In the days leading up to the 2015 NBA Draft, it seemed almost certain, based on reports, that the Los Angeles Lakers would either draft Jahlil Okafor or D'Angelo Russell with the No. 2 overall pick. The Lakers, of course, ultimately selected Russell, who after an up-and-down rookie season has been thriving in his second year with the team.

Yet while the Lakers seem to have made an excellent pick by selecting Russell, they passed on drafting Kristaps Porzingis, who went No. 4 to the New York Knicks and looks to be a blossoming superstar with limitless potential. The Lakers even brought Porzingis in for a private workout before the draft, but according to Bleacher Report's Kevin Ding, Los Angeles subjected the now-Knicks big man to an overly physical workout that didn't suit his playing style. The reason for this, according to Ding, was the Lakers' old-school mentality under then-coach Byron Scott.

From Ding:

Kupchak structured Porzingis' private Lakers workout as essentially a challenge of his manhood rather than a validation of his gifts.


The Lakers, though, wanted to test Porzingis' physicality, and especially his "bigness," in that workout. They overvalued Porzingis' need to prove he could play in the low post and wrongly equated his shaky stamina with his overall NBA readiness.

Lakers assistant coach Mark "Mad Dog" Madsen, notorious for physical play in his 2000-09 NBA career, was pushed on Porzingis in the workout. To put it in preschool-level simple terms, the workout looked a lot like Big Bird being pushed all around the court by his dinosaur-ish friend Snuffleupagus.

Then-Lakers head coach Byron Scott, whose outdated mindsets have been well documented, even kidded Lakers staffers after watching Porzingis wilt with exhaustion that Scott had better get a contract extension if the club decided to draft Porzingis and wait for him to grow up.

Ding does note that the Lakers quick realized the folly of their ways and viewed Russell's workout, which happened after Porzingis', much differently, opting for a more "new-school" approach. The Lakers have also fully adopted this so-called "new school" way of thinking this season, hiring Luke Walton, who has Los Angeles exceeding expectations with a playing style that resembles the Golden State Warriors.
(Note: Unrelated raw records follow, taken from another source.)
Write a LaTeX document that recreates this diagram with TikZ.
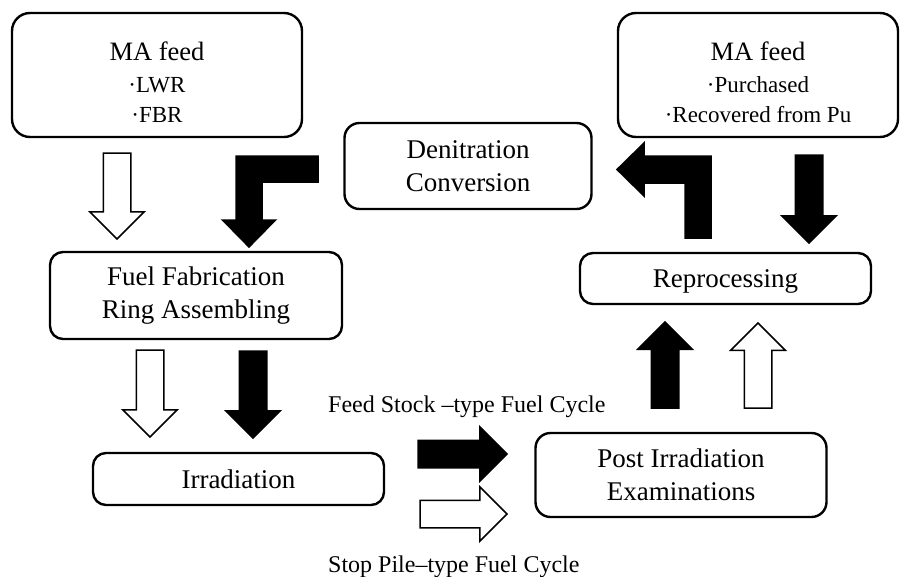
\documentclass[tikz,border=0pt]{standalone}
\usepackage{fontspec}
\setmainfont{Liberation Serif}
\usepackage{tikz}
\usetikzlibrary{shapes.arrows}

\begin{document}
\begin{tikzpicture}[
    x=1pt, y=-1pt,
    box/.style={rectangle, draw=black, line width=2.4pt, rounded corners=#1, align=center, inner sep=0pt, font=\fontsize{27}{33}\selectfont},
    box/.default={13pt},
    feedbox/.style={box=18pt, minimum height=124pt, font=\fontsize{23}{30}\selectfont},
    flow/.style={single arrow, draw=black, line width=1.5pt, fill=#1, inner xsep=0pt, inner ysep=13pt, outer sep=0pt, minimum height=87pt, single arrow head extend=13.5pt, single arrow tip angle=90, anchor=tip},
    flow/.default={black},
    lflow/.style={draw=black, line width=1.5pt, fill=black, line join=miter},
    cyclelabel/.style={anchor=base west, inner sep=0pt, font=\fontsize{24}{29}\selectfont}
]
\useasboundingbox (0,0) rectangle (900,576);

% === NODOS ===
\node[feedbox, minimum width=290pt] (feedlwr) at (157, 75) {{\fontsize{26.5}{30}\selectfont\rule{0pt}{34pt}MA feed}\\[2pt]·LWR\\·FBR};
\node[feedbox, minimum width=280pt] (feedpu) at (758, 75) {{\fontsize{26.5}{30}\selectfont\rule{0pt}{34pt}MA feed}\\[2pt]·Purchased\\·Recovered from Pu};
\node[box=15pt, minimum width=247pt, minimum height=86pt] (denit) at (468, 166) {Denitration\\Conversion};
\node[box, minimum width=292pt, minimum height=87pt] (fabric) at (196, 295.5) {Fuel Fabrication\\Ring Assembling};
\node[box, minimum width=291pt, minimum height=52pt] (irrad) at (238.5, 479) {Irradiation};
\node[box, minimum width=291pt, minimum height=51pt] (reproc) at (725.5, 278.5) {\rule{0pt}{24pt}Reprocessing};
\node[box=15pt, minimum width=291pt, minimum height=84pt] (pie) at (681, 475) {Post Irradiation\\Examinations};

% === FLECHAS ===
\node[flow=white, rotate=-90, minimum height=86pt] (lwrtofab) at (117, 239) {};
\node[flow, rotate=-90, minimum height=88pt] (putorep) at (809, 243) {};
\node[flow=white, rotate=-90] (fabtoirrw) at (150, 437) {};
\node[flow, rotate=-90] (fabtoirrb) at (253, 438) {};
\node[flow, rotate=90, minimum height=86pt] (pietorepb) at (665, 322) {};
\node[flow=white, rotate=90, minimum height=85pt] (pietorepw) at (758, 323) {};
\node[flow, minimum height=89pt] (feedstock) at (507, 454) {};
\node[flow=white, minimum height=87pt] (stoppile) at (507, 514) {};

% L-shaped flows
\path[lflow] (318,156) -- (236,156) -- (236,220) -- (222.5,220) -- (249,247) -- (275.5,220) -- (262,220) -- (262,182) -- (318,182) -- cycle;
\path[lflow] (685,238) -- (685,183) -- (644,183) -- (644,196) -- (617,169.5) -- (644,143) -- (644,156) -- (711,156) -- (711,238) -- cycle;

% === ETIQUETAS ===
\node[cyclelabel] (fslabel) at (328, 412) {Feed Stock –type Fuel Cycle};
\node[cyclelabel] (splabel) at (328, 572) {Stop Pile–type Fuel Cycle};

\end{tikzpicture}
\end{document}
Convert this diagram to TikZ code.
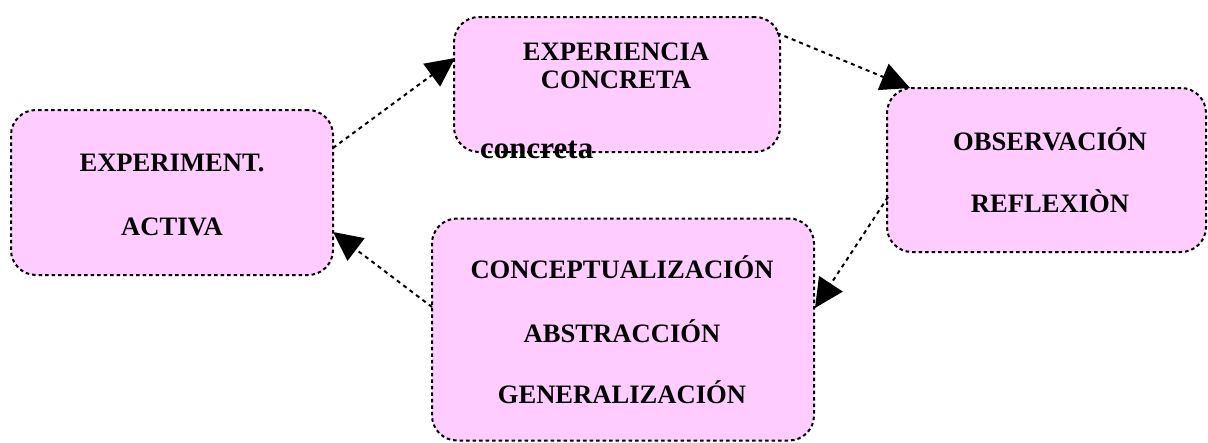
\documentclass[tikz,border=0pt]{standalone}
\usepackage{fontspec}
\setmainfont{Liberation Serif}
\usetikzlibrary{calc,arrows.meta}
\definecolor{boxpink}{RGB}{255,204,255}
\tikzset{
  box/.style={draw=black, fill=boxpink, rounded corners=25pt, line width=2pt,
    dash pattern=on 3.5pt off 3pt, inner sep=0pt, outer sep=0pt},
  lbl/.style={anchor=base, inner sep=0pt, font=\fontsize{26.6}{30}\selectfont\bfseries},
  conn/.style={line width=2pt, dash pattern=on 4pt off 4pt,
    -{Triangle[length=29pt,width=28pt]}}
}
\begin{document}
\begin{tikzpicture}[x=1pt,y=-1pt]
\useasboundingbox (0,0) rectangle (1208,442);
% boxes
\node[box, minimum width=326pt, minimum height=135pt] (exp) at (617,84.5) {};
\node[box, minimum width=322pt, minimum height=165pt] (act) at (172,192.5) {};
\node[box, minimum width=319pt, minimum height=164pt] (obs) at (1046.5,170) {};
\node[box, minimum width=382pt, minimum height=222pt] (con) at (623,329.5) {};
% labels
\node[lbl] (t1) at (616,60) {EXPERIENCIA};
\node[lbl] (t2) at (616,88) {CONCRETA};
\node[lbl] (t3) at (172,171) {EXPERIMENT.};
\node[lbl] (t4) at (172,235) {ACTIVA};
\node[lbl] (t5) at (1050,150) {OBSERVACIÓN};
\node[lbl] (t6) at (1050,212) {REFLEXIÒN};
\node[lbl] (t7) at (622,278) {CONCEPTUALIZACIÓN};
\node[lbl] (t8) at (622,342) {ABSTRACCIÓN};
\node[lbl] (t9) at (622,403) {GENERALIZACIÓN};
\node[anchor=base west, inner sep=0pt, font=\fontsize{31}{34}\selectfont\bfseries] (t10) at (480,158) {concreta};
% connectors
\draw[conn] ($(act.east)+(0,-44.5)$) -- ($(exp.west)+(1,-26.5)$);
\draw[conn] ($(exp.east)+(-3,-51.5)$) -- ($(obs.north west)+(23,0)$);
\draw[conn] ($(obs.west)+(1,27)$) -- ($(con.east)+(1,-21.5)$);
\draw[conn] ($(con.west)+(0,-22.5)$) -- ($(act.east)+(0,39.5)$);
\end{tikzpicture}
\end{document}
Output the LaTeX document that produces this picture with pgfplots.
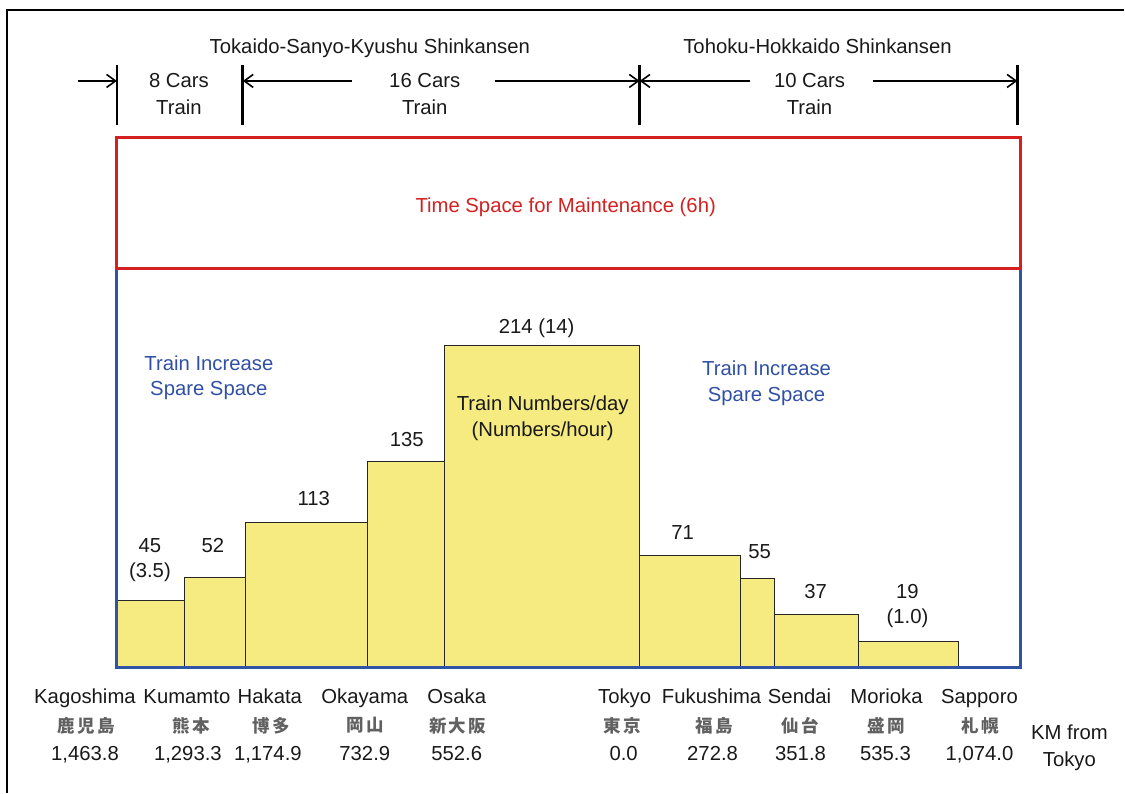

Yet the hypothetical scenario where the Lakers would've drafted Porzingis may come back to haunt Los Angeles. It certainly did Sunday, when Porzingis keyed the Knicks to a 118-112 victory over the Lakers with a 25-point, 10-rebound, seven-block performance. But always thinking about what could've been will do the Lakers no good. Plus, they selected an excellent player in Russell, so everything will probably work itself out just fine

So while Porzingis may be a one-of-a-kind talent, the Walton-led Lakers are doing more than fine with Russell as their point guard for the foreseeable future.